Im Internet werden täglich Nachrichten geschrieben, Bilder hochgeladen, Erinnerungen aufgefrischt und Termine weitergegeben. „Ich habe von diesem Wochenende von einer Bekannten von der Facebook-Gruppe gehört“, verrät Beatrix Liefke. Diese Gruppe hat mittlerweile mehr als 460 Mitglieder. Liefke war zwischen 1985 und 1991 an der Trasse bei den LT-Rohrverlegern.

„Es ist einfach super, die Leute hier wiederzusehen.“ Trotz der vielen Jahre erkenne man sich noch. Liefke oder „Trixi“, wie sie an der Trasse genannt wurde, war einst bei der Reinigungsgruppe. „Das war eine genauso harte Arbeit wie bei den Leuten draußen. Mehrfach am Tag seien die Unterkünfte und die Versammlungshalle gereinigt worden.

„Es gab Schlammzeiten, da standen die Arbeiter knöcheltief im Matsch, den Dreck haben sie mit in die Räume gebracht, wir mussten richtig schuften, um alles sauber zu halten“, erinnert sie sich. Dennoch sei der Zusammenhalt einmalig gewesen. „Neid, Missgunst kannten wir nicht.“ Fotograf Gerd Döllstedt fügt hinzu: „Man hat ein ganz anderes Verhältnis zu den Menschen entwickelt, das habe ich auch in meiner späteren Tätigkeit gemerkt.“

Döllstedt hat schon an der Trasse fotografiert, heute hält er die Treffen im Bild fest.

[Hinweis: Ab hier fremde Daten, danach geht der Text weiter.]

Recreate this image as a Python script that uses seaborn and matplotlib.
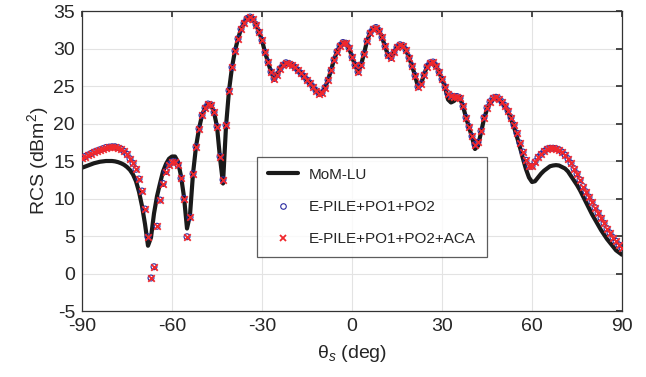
import matplotlib
matplotlib.use("Agg")
import matplotlib.pyplot as plt
import numpy as np
import pandas as pd
import seaborn as sns
from matplotlib.lines import Line2D

# scattering angle, 1 degree steps
theta = list(range(-90, 91))

# MoM-LU reference (dBm^2)
rcs_mom = [
    14.1, 14.25, 14.4, 14.55, 14.7, 14.8, 14.9, 14.95, 15.0, 15.0,
    15.0, 14.95, 14.85, 14.7, 14.5, 14.2, 13.8, 13.2, 12.3, 10.9,
    9.0, 6.6, 3.7, 4.8, 8.0, 10.3, 12.0, 13.6, 14.6, 15.3,
    15.6, 15.6, 14.9, 13.0, 10.2, 6.0, 7.8, 13.3, 16.9, 19.3,
    21.1, 22.1, 22.6, 22.5, 21.5, 19.6, 15.4, 12.0, 19.6, 24.4,
    27.5, 29.7, 31.3, 32.6, 33.4, 34.0, 34.2, 33.9, 33.2, 32.2,
    31.1, 29.5, 28.2, 26.9, 26.0, 26.5, 27.3, 27.8, 28.1, 28.0,
    27.8, 27.5, 27.1, 26.7, 26.3, 25.8, 25.4, 24.9, 24.4, 24.0,
    24.1, 24.8, 25.8, 27.1, 28.5, 29.6, 30.4, 30.8, 30.7, 30.1,
    28.9, 27.8, 26.9, 27.8, 29.3, 31.0, 32.1, 32.6, 32.8, 32.4,
    31.5, 30.3, 29.1, 28.8, 29.5, 30.2, 30.5, 30.4, 29.8, 28.8,
    27.7, 26.4, 24.9, 25.3, 26.5, 27.6, 28.1, 28.2, 27.7, 26.9,
    25.9, 24.9, 23.2, 22.8, 23.0, 23.4, 23.4, 22.3, 20.8, 19.5,
    18.2, 16.6, 17.0, 18.8, 20.6, 21.9, 22.7, 23.2, 23.4, 23.2,
    22.8, 22.3, 21.6, 20.6, 19.5, 18.2, 16.8, 15.3, 13.9, 12.8,
    12.2, 12.3, 12.8, 13.3, 13.7, 14.0, 14.3, 14.4, 14.45, 14.4,
    14.2, 14.0, 13.6, 13.0, 12.4, 11.8, 11.1, 10.3, 9.5, 8.7,
    7.9, 7.2, 6.5, 5.8, 5.2, 4.6, 4.1, 3.6, 3.1, 2.8,
    2.5,
]

# E-PILE+PO1+PO2 (ACA version lies on top of it)
rcs_pile = [
    15.4, 15.6, 15.8, 16.0, 16.2, 16.35, 16.5, 16.65, 16.8, 16.85,
    16.9, 16.9, 16.8, 16.6, 16.3, 15.9, 15.3, 14.7, 13.9, 12.6,
    11.0, 8.6, 4.9, -0.6, 0.9, 6.3, 9.8, 12.0, 13.6, 14.5,
    14.9, 14.9, 14.5, 12.7, 10.0, 4.9, 7.5, 13.3, 16.9, 19.3,
    21.1, 22.1, 22.6, 22.5, 21.5, 19.6, 15.6, 12.5, 19.8, 24.4,
    27.5, 29.7, 31.3, 32.6, 33.4, 34.0, 34.2, 33.9, 33.2, 32.2,
    31.1, 29.5, 28.2, 26.9, 26.0, 26.5, 27.3, 27.8, 28.1, 28.0,
    27.8, 27.5, 27.1, 26.7, 26.3, 25.8, 25.4, 24.9, 24.4, 24.0,
    24.1, 24.8, 25.8, 27.1, 28.5, 29.6, 30.4, 30.8, 30.7, 30.1,
    28.9, 27.8, 26.9, 27.8, 29.3, 31.0, 32.1, 32.6, 32.8, 32.4,
    31.5, 30.3, 29.1, 28.8, 29.5, 30.2, 30.5, 30.4, 29.8, 28.8,
    27.7, 26.4, 24.9, 25.3, 26.5, 27.6, 28.1, 28.2, 27.7, 26.9,
    25.9, 24.9, 24.0, 23.7, 23.6, 23.6, 23.4, 22.3, 20.8, 19.6,
    18.3, 17.2, 17.5, 19.0, 20.8, 22.1, 22.9, 23.4, 23.5, 23.3,
    22.9, 22.4, 21.7, 20.8, 19.8, 18.7, 17.4, 16.2, 15.1, 14.3,
    14.3, 14.9, 15.5, 15.9, 16.3, 16.6, 16.7, 16.7, 16.65, 16.5,
    16.2, 15.8, 15.3, 14.7, 14.0, 13.3, 12.5, 11.6, 10.9, 10.2,
    9.5, 8.8, 8.1, 7.4, 6.7, 6.0, 5.4, 4.8, 4.3, 3.8,
    3.4,
]
rcs_aca = list(rcs_pile)

xticks = [-90, -60, -30, 0, 30, 60, 90]
yticks = [-5, 0, 5, 10, 15, 20, 25, 30, 35]

df = pd.DataFrame({"theta": theta, "mom": rcs_mom, "pile": rcs_pile, "aca": rcs_aca})

sns.set_theme(style="whitegrid")
plt.rcParams["font.family"] = ["Liberation Sans", "DejaVu Sans"]
plt.rcParams["mathtext.fontset"] = "custom"
plt.rcParams["mathtext.rm"] = "Liberation Sans"
plt.rcParams["mathtext.it"] = "Liberation Sans:italic"
plt.rcParams["axes.unicode_minus"] = False

fig = plt.figure(figsize=(6.46, 3.77), dpi=100)
ax = fig.add_axes([82 / 646, 1 - 311 / 377, 540 / 646, 300 / 377])

sns.lineplot(data=df, x="theta", y="mom", ax=ax, color="#1a1a1a", linewidth=3.0, zorder=2)
sns.scatterplot(data=df, x="theta", y="pile", ax=ax, marker="o", s=18,
                facecolors="none", edgecolor="#2a2aa0", linewidth=0.8, zorder=3)
sns.scatterplot(data=df, x="theta", y="aca", ax=ax, marker="x", s=22,
                color="#f0282d", linewidth=1.3, zorder=4)

ax.set_xlim(-90, 90)
ax.set_ylim(-5, 35)
ax.set_xticks(xticks)
ax.set_yticks(yticks)
ax.tick_params(axis="both", labelsize=14, direction="in", length=4, color="#333333",
               top=True, right=True, pad=5)
ax.grid(True, color="#e3e3e3", linewidth=0.8)
for sp in ax.spines.values():
    sp.set_color("#333333")
    sp.set_linewidth(0.9)

ax.set_xlabel(r"θ$_s$ (deg)", fontsize=14, labelpad=6)
ax.set_ylabel(r"RCS (dBm$^2$)", fontsize=14, labelpad=2)

handles = [
    Line2D([], [], color="#1a1a1a", linewidth=3.0),
    Line2D([], [], marker="o", linestyle="", markersize=4, markerfacecolor="none",
           markeredgecolor="#2a2aa0", markeredgewidth=0.8),
    Line2D([], [], marker="x", linestyle="", markersize=5, color="#f0282d", markeredgewidth=1.3),
]
labels = ["MoM-LU", "E-PILE+PO1+PO2", "E-PILE+PO1+PO2+ACA"]
leg = ax.legend(handles, labels, loc="lower left", bbox_to_anchor=(0.324, 0.18),
                fontsize=11, frameon=True, fancybox=False, handlelength=2.0,
                borderpad=0.7, labelspacing=1.2, handletextpad=0.7, borderaxespad=0)
leg.get_frame().set_edgecolor("#333333")
leg.get_frame().set_linewidth(0.9)

fig.savefig("out.png", dpi=100)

Ein wichtiger Bestandteil der Erinnerungskultur. Auch die Reisen in den Ural gehören dazu. Frank Hohmann aus Halberstadt war einer, der im vergangenen Jahr mit mehr als 20 anderen die Reise an die alte Wirkungsstätte in den Ural wagte.

„Das ist so weit, wie von hier nach Moskau und dann das ganze noch mal“, beschreibt er. „Doch es war sehr bewegend, Dinge zu sehen, die wir damals gebaut haben.“ Was viele nicht wissen: Die Trassenbauer errichteten auch Wohnhäuser, Kindergärten oder Einkaufsläden. Darauf bin ich heute noch stolz“, sagt Hohmann, den man zu Trassenzeiten im Bereich RIV (Rohr reinigen, isolieren und versenken) nur „Pumuckl“ rief. Mit den Spitznamen wie Willi, Strippe oder Kelle rufen sich die Trassenbauer noch heute. „Unsere echten Namen kennen wir manchmal gar nicht“, sagt einer.

Feiern könne man aber ohnehin immer. Das wurde in den vergangenen Tagen kräftig getan. Etwa bei einer Apres-Ski-Party in Wintermontur oder während eines Konzertes mit dem „Sax´n Anhalt-Orchesters“. Danach ging es natürlich lange weiter. Gemeinsam saßen viele Trassenbauer noch lange vor ihren Zelten und erzählten von den alten Zeiten.